Mount Tamalpais, rising half a mile from the sea across the Bay. Rosie used to rivet together a warship a month during the Second World War, but her old shipyard is now a container port and the old naval fuel depot has become a Chevron refinery. (Wong Yoo-Chong)
In collaboration with Orion magazine writer Wong Yoo-Chong shares his thoughts and feelings about the place he now calls home in the rolling green hills of Northern California.
CURWOOD: This week we have another in the Living on Earth/Orion Magazine series “The Place Where You Live.” For more than a decade, Orion has invited readers to put their memories of home on a map and submit essays on their website. And now, we’re giving them a voice.
[MUSIC: Edward Sharpe & The Magentic Zeroes “Home” from Edward Sharpe and The Magnetic Zeroes (Rough Trade Records 2009)]
CURWOOD: Our writer today was born half a world away - but for forty years he's turned his eyes to the green hills of California for solace and help.

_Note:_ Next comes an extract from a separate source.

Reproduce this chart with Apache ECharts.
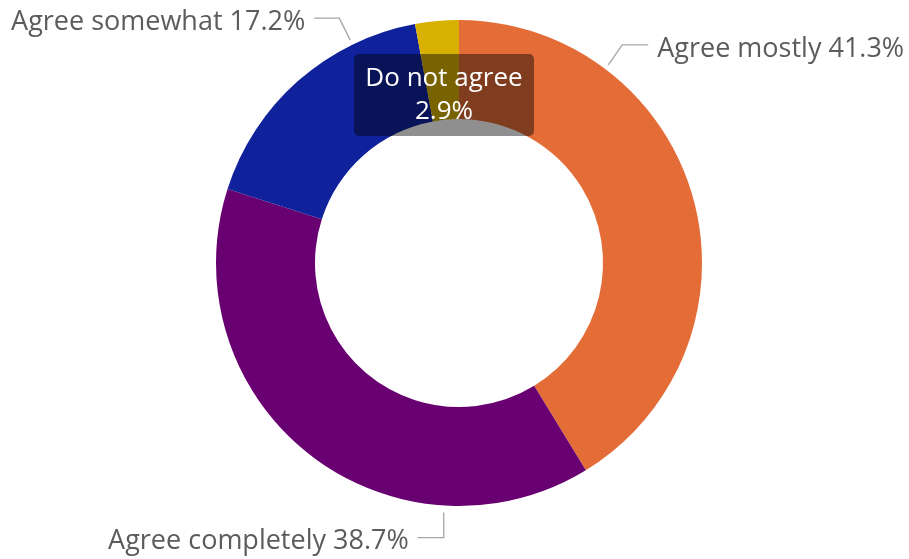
<!DOCTYPE html>
<html>
<head>
<meta charset="utf-8">
<script src="https://cdn.jsdelivr.net/npm/echarts@6/dist/echarts.min.js"></script>
<style>
  html, body { margin: 0; padding: 0; background: #fff; }
  #chart { width: 909px; height: 559px; }
</style>
</head>
<body>
<div id="chart"></div>
<script>
// Survey answers, in clockwise order from 12 o'clock
const categories = ['Agree mostly', 'Agree completely', 'Agree somewhat', 'Do not agree'];
const shares = [41.3, 38.7, 17.2, 2.9];
const colors = ['#E46C37', '#690071', '#10229B', '#D8B000'];

const FONT = '"Open Sans", "Noto Sans", sans-serif';
const TEXT_GREY = '#5c5c5c';
const LABEL_SIZE = 27;

// Ring geometry
const CX = 459, CY = 263, R_OUT = 243, R_IN = 144;

// Where each outside label sits: the angle (deg, clockwise from top) where its
// leader touches the ring, the elbow offset and the horizontal run.
const leaders = {
  'Agree mostly':     { angle: 37,  gap: 5, elbow: [14, -20], run: 26,  side: 'right' },
  'Agree completely': { angle: 183.5, gap: 7, elbow: [0, 25],  run: -26, side: 'left' },
  'Agree somewhat':   { angle: -26, gap: 5, elbow: [-11, -22], run: -25, side: 'left' }
};

const data = categories.map((name, i) => ({
  name: name,
  value: shares[i],
  itemStyle: { color: colors[i] }
}));

const chart = echarts.init(document.getElementById('chart'), null, { renderer: 'canvas' });

chart.setOption({
  animation: false,
  backgroundColor: '#ffffff',
  series: [{
    type: 'pie',
    center: [CX, CY],
    radius: [R_IN, R_OUT],
    startAngle: 90,
    clockwise: true,
    avoidLabelOverlap: false,
    data: data,
    label: {
      show: true,
      formatter: p => p.name + ' ' + p.value.toFixed(1) + '%',
      color: TEXT_GREY,
      fontFamily: FONT,
      fontSize: LABEL_SIZE
    },
    labelLine: {
      show: true,
      lineStyle: { color: '#a6a6a6', width: 1.3 }
    },
    emphasis: { disabled: true },
    labelLayout: function (params) {
      const name = categories[params.dataIndex];
      const spec = leaders[name];
      if (!spec) {
        // Callout box for the smallest slice, laid over the ring top
        return { x: CX - 15, y: CY - 168, align: 'center', verticalAlign: 'middle' };
      }
      const a = spec.angle * Math.PI / 180;
      const r = R_OUT + spec.gap;
      const p0 = [CX + r * Math.sin(a), CY - r * Math.cos(a)];
      const p1 = [p0[0] + spec.elbow[0], p0[1] + spec.elbow[1]];
      const p2 = [p1[0] + spec.run, p1[1]];
      const textGap = 9;
      return {
        x: p2[0] + (spec.side === 'right' ? textGap : -textGap),
        y: p2[1] + 4,
        align: spec.side === 'right' ? 'left' : 'right',
        verticalAlign: 'middle',
        labelLinePoints: [p0, p1, p2]
      };
    }
  }]
});

// The smallest slice carries a dark translucent callout instead of a leader line
chart.setOption({
  series: [{
    data: data.map((d, i) => i === 3 ? Object.assign({}, d, {
      label: {
        formatter: p => p.name + '\n' + p.value.toFixed(1) + '%',
        color: '#ffffff',
        fontFamily: FONT,
        fontSize: 26,
        lineHeight: 33,
        align: 'center',
        backgroundColor: 'rgba(0,0,0,0.44)',
        borderRadius: 5,
        padding: [8, 10, 8, 10],
        width: 160
      },
      labelLine: { show: false }
    }) : d)
  }]
});
</script>
</body>
</html>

YOO-CHONG: My name is Wong Yoo-Chong, I live in Berkeley, California. I have been working on a translation of the Lao-Tse for the past four years. And I’m about halfway done. I never come down from these hills without some insights, some epiphanies from the work on my desk. Once I leave it, I get new angles and new insights, so going up to these hills is a very crucial part of my writing.
CURWOOD: It's not just the philosophy of Lao-Tse that inspires Wong Yoo-Chong. Before he read his essay he shared a poem by the eighth century Chinese poet, Li Po titled, "Answering the Common People from the Mountains."
YOO-CHONG: (In Chinese, then English): Asked why I live in these green hills,
I smile and do not answer; my heart is naturally calm.
Peach blossoms riding a stream vanish in mystery,
Another world, not the human realm.
[MUSIC: Nguyen Le’ “Are You Experienced” from Purple: Celebrating Jimi Hendrix (ACT Music 2012).]
YOO-CHONG: My green hills are the Berkeley Hills. These hills run parallel to the coast and fault lines, in a northwesterly direction. They have been jolted into their present form by tectonic upheaval of the earth’s crust. The famous San Andreas Fault runs under the ocean beyond the Golden Gate, but a mile away, the Hayward Fault knifes through houses and streets. It last shook in 1868.
An hour’s walk from my door is Wildcat Peak, where Nike missiles stood guard against Russian Migs and bombers. Also gone are the Ohlone and Miwok, the indigenous people who once inhabited these hills.
Walking here for forty years, I’ve enjoyed the sound of crunching leaves and bird chorus. I’ve met kestrels, crows, deer, foxes, and white-tailed rabbits. From these hills I can see the City high-rises in the western sky; in the east are ranch homes on half-acre lots along the Calaveras Fault. Looking down, I often find rattlers or gopher snakes in my path. Looking up I see circling red-tailed hawks, turkey vultures and migrating geese in huge V’s. Up in these hills is a different world.